Stated goal
Without the pictures, write out all the lines below exactly as they appear.

Information shown
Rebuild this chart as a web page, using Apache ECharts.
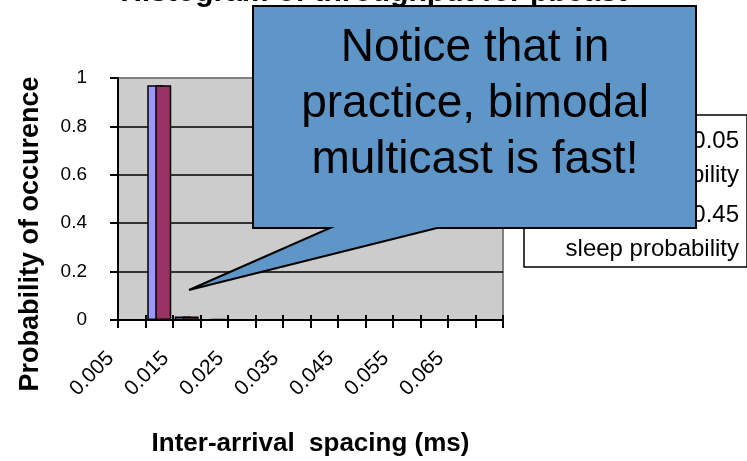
<!DOCTYPE html>
<html>
<head>
<meta charset="utf-8">
<script src="https://cdn.jsdelivr.net/npm/echarts@6/dist/echarts.min.js"></script>
<style>
html,body{margin:0;padding:0;background:#fff;}
#chart{width:747px;height:461px;}
</style>
</head>
<body>
<div id="chart"></div>
<script>
// ---- data ----
var categories = ['0.005','0.01','0.015','0.02','0.025','0.03','0.035','0.04','0.045','0.05','0.055','0.06','0.065','0.07'];
var seriesNames = ['0.05 sleep probability', '0.45 sleep probability'];
var sleep005 = [0, 0.97, 0.014, 0, 0, 0, 0, 0, 0, 0, 0, 0, 0, 0];
var sleep045 = [0, 0.97, 0.014, 0.004, 0, 0, 0, 0, 0, 0, 0, 0, 0, 0];
var yTicks = [0, 0.2, 0.4, 0.6, 0.8, 1];
var titleText = 'Histogram of throughput for pbcast';
var xTitle = 'Inter-arrival  spacing (ms)';
var yTitle = 'Probability of occurence';
var calloutText = 'Notice that in\npractice, bimodal\nmulticast is fast!';

var FONT = '"Liberation Sans", Arial, sans-serif';
var colors = ['#9999ff', '#993366'];

var chart = echarts.init(document.getElementById('chart'));

var option = {
  animation: false,
  backgroundColor: '#ffffff',
  title: {
    text: titleText,
    left: 'center',
    top: -27,
    textStyle: { fontFamily: FONT, fontSize: 30, fontWeight: 'bold', color: '#000', lineHeight: 30 }
  },
  legend: {
    orient: 'vertical',
    left: 524,
    top: 115,
    backgroundColor: '#ffffff',
    borderColor: '#000',
    borderWidth: 1.5,
    borderRadius: 0,
    padding: [14, 8, 6, 9],
    itemGap: 16,
    itemWidth: 0,
    itemHeight: 0,
    data: seriesNames,
    formatter: function (name) {
      var i = name.indexOf(' ');
      var idx = seriesNames.indexOf(name);
      return '{sq' + idx + '|}{r|' + name.slice(0, i) + '}\n{w|' + name.slice(i + 1) + '}';
    },
    textStyle: {
      fontFamily: FONT, fontSize: 24, color: '#000',
      rich: {
        sq0: { width: 12, height: 12, backgroundColor: colors[0], borderColor: '#000', borderWidth: 1 },
        sq1: { width: 12, height: 12, backgroundColor: colors[1], borderColor: '#000', borderWidth: 1 },
        r: { width: 182, align: 'right', fontFamily: FONT, fontSize: 24, lineHeight: 34, color: '#000' },
        w: { width: 200, align: 'right', fontFamily: FONT, fontSize: 24, lineHeight: 34, color: '#000' }
      }
    }
  },
  grid: {
    left: 118, top: 78, width: 385, height: 242,
    outerBoundsMode: 'none',
    show: true, backgroundColor: '#cccccc', borderColor: '#808080', borderWidth: 2
  },
  xAxis: [{
    type: 'category',
    data: categories,
    boundaryGap: true,
    name: xTitle,
    nameLocation: 'middle',
    nameGap: 111,
    nameMoveOverlap: false,
    nameTextStyle: { fontFamily: FONT, fontSize: 26, fontWeight: 'bold', color: '#000' },
    axisLine: { show: true, lineStyle: { color: '#000', width: 2 } },
    axisTick: { show: true, interval: 0, length: 8, lineStyle: { color: '#000', width: 2 } },
    axisLabel: {
      interval: 1, rotate: 45, margin: 14, padding: [0, 30, 0, 0],
      fontFamily: FONT, fontSize: 21, color: '#000'
    },
    splitLine: { show: false }
  }, {
    type: 'category',
    data: categories,
    boundaryGap: true,
    position: 'bottom',
    axisLine: { show: false },
    axisTick: { show: true, inside: true, interval: 0, length: 5, lineStyle: { color: '#000', width: 2 } },
    axisLabel: { show: false },
    splitLine: { show: false }
  }],
  yAxis: {
    type: 'value',
    min: yTicks[0],
    max: yTicks[yTicks.length - 1],
    interval: 0.2,
    name: yTitle,
    nameLocation: 'middle',
    nameGap: 74,
    nameRotate: 90,
    nameMoveOverlap: false,
    nameTextStyle: { fontFamily: FONT, fontSize: 27, fontWeight: 'bold', color: '#000', padding: [0, 70, 0, 0] },
    axisLine: { show: true, lineStyle: { color: '#000', width: 2 } },
    axisTick: { show: true, length: 8, lineStyle: { color: '#000', width: 2 } },
    axisLabel: { margin: 31, fontFamily: FONT, fontSize: 19, color: '#000' },
    splitLine: { show: true, showMaxLine: false, lineStyle: { color: '#000', width: 1.5 } }
  },
  series: [{
    name: seriesNames[0],
    type: 'bar',
    data: sleep005,
    barWidth: 16,
    barGap: '-50%',
    itemStyle: { color: colors[0], borderColor: '#000', borderWidth: 1.5 }
  }, {
    name: seriesNames[1],
    type: 'bar',
    data: sleep045,
    barWidth: 16,
    barGap: '-50%',
    itemStyle: { color: colors[1], borderColor: '#000', borderWidth: 1.5 }
  }],
  graphic: [{
    type: 'polygon',
    z: 100,
    shape: {
      points: [[253, 6], [696, 6], [696, 228], [437, 228], [189, 290], [330, 228], [253, 228]]
    },
    style: { fill: '#5f96c8', stroke: '#000', lineWidth: 2 }
  }, {
    type: 'text',
    z: 101,
    x: 475,
    y: 104,
    style: {
      text: calloutText,
      fontFamily: FONT,
      fontSize: 46,
      lineHeight: 56,
      fill: '#000',
      align: 'center',
      verticalAlign: 'middle'
    }
  }]
};

chart.setOption(option);
</script>
</body>
</html>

The solution
Rebuild this chart as a web page, using Apache ECharts.
<!DOCTYPE html>
<html>
<head>
<meta charset="utf-8">
<script src="https://cdn.jsdelivr.net/npm/echarts@6/dist/echarts.min.js"></script>
<style>
html,body{margin:0;padding:0;background:#fff;}
#chart{width:747px;height:461px;}
</style>
</head>
<body>
<div id="chart"></div>
<script>
// ---- data ----
var categories = ['0.005','0.01','0.015','0.02','0.025','0.03','0.035','0.04','0.045','0.05','0.055','0.06','0.065','0.07'];
var seriesNames = ['0.05 sleep probability', '0.45 sleep probability'];
var sleep005 = [0, 0.97, 0.014, 0, 0, 0, 0, 0, 0, 0, 0, 0, 0, 0];
var sleep045 = [0, 0.97, 0.014, 0.004, 0, 0, 0, 0, 0, 0, 0, 0, 0, 0];
var yTicks = [0, 0.2, 0.4, 0.6, 0.8, 1];
var titleText = 'Histogram of throughput for pbcast';
var xTitle = 'Inter-arrival  spacing (ms)';
var yTitle = 'Probability of occurence';
var calloutText = 'Notice that in\npractice, bimodal\nmulticast is fast!';

var FONT = '"Liberation Sans", Arial, sans-serif';
var colors = ['#9999ff', '#993366'];

var chart = echarts.init(document.getElementById('chart'));

var option = {
  animation: false,
  backgroundColor: '#ffffff',
  title: {
    text: titleText,
    left: 'center',
    top: -27,
    textStyle: { fontFamily: FONT, fontSize: 30, fontWeight: 'bold', color: '#000', lineHeight: 30 }
  },
  legend: {
    orient: 'vertical',
    left: 524,
    top: 115,
    backgroundColor: '#ffffff',
    borderColor: '#000',
    borderWidth: 1.5,
    borderRadius: 0,
    padding: [14, 8, 6, 9],
    itemGap: 16,
    itemWidth: 0,
    itemHeight: 0,
    data: seriesNames,
    formatter: function (name) {
      var i = name.indexOf(' ');
      var idx = seriesNames.indexOf(name);
      return '{sq' + idx + '|}{r|' + name.slice(0, i) + '}\n{w|' + name.slice(i + 1) + '}';
    },
    textStyle: {
      fontFamily: FONT, fontSize: 24, color: '#000',
      rich: {
        sq0: { width: 12, height: 12, backgroundColor: colors[0], borderColor: '#000', borderWidth: 1 },
        sq1: { width: 12, height: 12, backgroundColor: colors[1], borderColor: '#000', borderWidth: 1 },
        r: { width: 182, align: 'right', fontFamily: FONT, fontSize: 24, lineHeight: 34, color: '#000' },
        w: { width: 200, align: 'right', fontFamily: FONT, fontSize: 24, lineHeight: 34, color: '#000' }
      }
    }
  },
  grid: {
    left: 118, top: 78, width: 385, height: 242,
    outerBoundsMode: 'none',
    show: true, backgroundColor: '#cccccc', borderColor: '#808080', borderWidth: 2
  },
  xAxis: [{
    type: 'category',
    data: categories,
    boundaryGap: true,
    name: xTitle,
    nameLocation: 'middle',
    nameGap: 111,
    nameMoveOverlap: false,
    nameTextStyle: { fontFamily: FONT, fontSize: 26, fontWeight: 'bold', color: '#000' },
    axisLine: { show: true, lineStyle: { color: '#000', width: 2 } },
    axisTick: { show: true, interval: 0, length: 8, lineStyle: { color: '#000', width: 2 } },
    axisLabel: {
      interval: 1, rotate: 45, margin: 14, padding: [0, 30, 0, 0],
      fontFamily: FONT, fontSize: 21, color: '#000'
    },
    splitLine: { show: false }
  }, {
    type: 'category',
    data: categories,
    boundaryGap: true,
    position: 'bottom',
    axisLine: { show: false },
    axisTick: { show: true, inside: true, interval: 0, length: 5, lineStyle: { color: '#000', width: 2 } },
    axisLabel: { show: false },
    splitLine: { show: false }
  }],
  yAxis: {
    type: 'value',
    min: yTicks[0],
    max: yTicks[yTicks.length - 1],
    interval: 0.2,
    name: yTitle,
    nameLocation: 'middle',
    nameGap: 74,
    nameRotate: 90,
    nameMoveOverlap: false,
    nameTextStyle: { fontFamily: FONT, fontSize: 27, fontWeight: 'bold', color: '#000', padding: [0, 70, 0, 0] },
    axisLine: { show: true, lineStyle: { color: '#000', width: 2 } },
    axisTick: { show: true, length: 8, lineStyle: { color: '#000', width: 2 } },
    axisLabel: { margin: 31, fontFamily: FONT, fontSize: 19, color: '#000' },
    splitLine: { show: true, showMaxLine: false, lineStyle: { color: '#000', width: 1.5 } }
  },
  series: [{
    name: seriesNames[0],
    type: 'bar',
    data: sleep005,
    barWidth: 16,
    barGap: '-50%',
    itemStyle: { color: colors[0], borderColor: '#000', borderWidth: 1.5 }
  }, {
    name: seriesNames[1],
    type: 'bar',
    data: sleep045,
    barWidth: 16,
    barGap: '-50%',
    itemStyle: { color: colors[1], borderColor: '#000', borderWidth: 1.5 }
  }],
  graphic: [{
    type: 'polygon',
    z: 100,
    shape: {
      points: [[253, 6], [696, 6], [696, 228], [437, 228], [189, 290], [330, 228], [253, 228]]
    },
    style: { fill: '#5f96c8', stroke: '#000', lineWidth: 2 }
  }, {
    type: 'text',
    z: 101,
    x: 475,
    y: 104,
    style: {
      text: calloutText,
      fontFamily: FONT,
      fontSize: 46,
      lineHeight: 56,
      fill: '#000',
      align: 'center',
      verticalAlign: 'middle'
    }
  }]
};

chart.setOption(option);
</script>
</body>
</html>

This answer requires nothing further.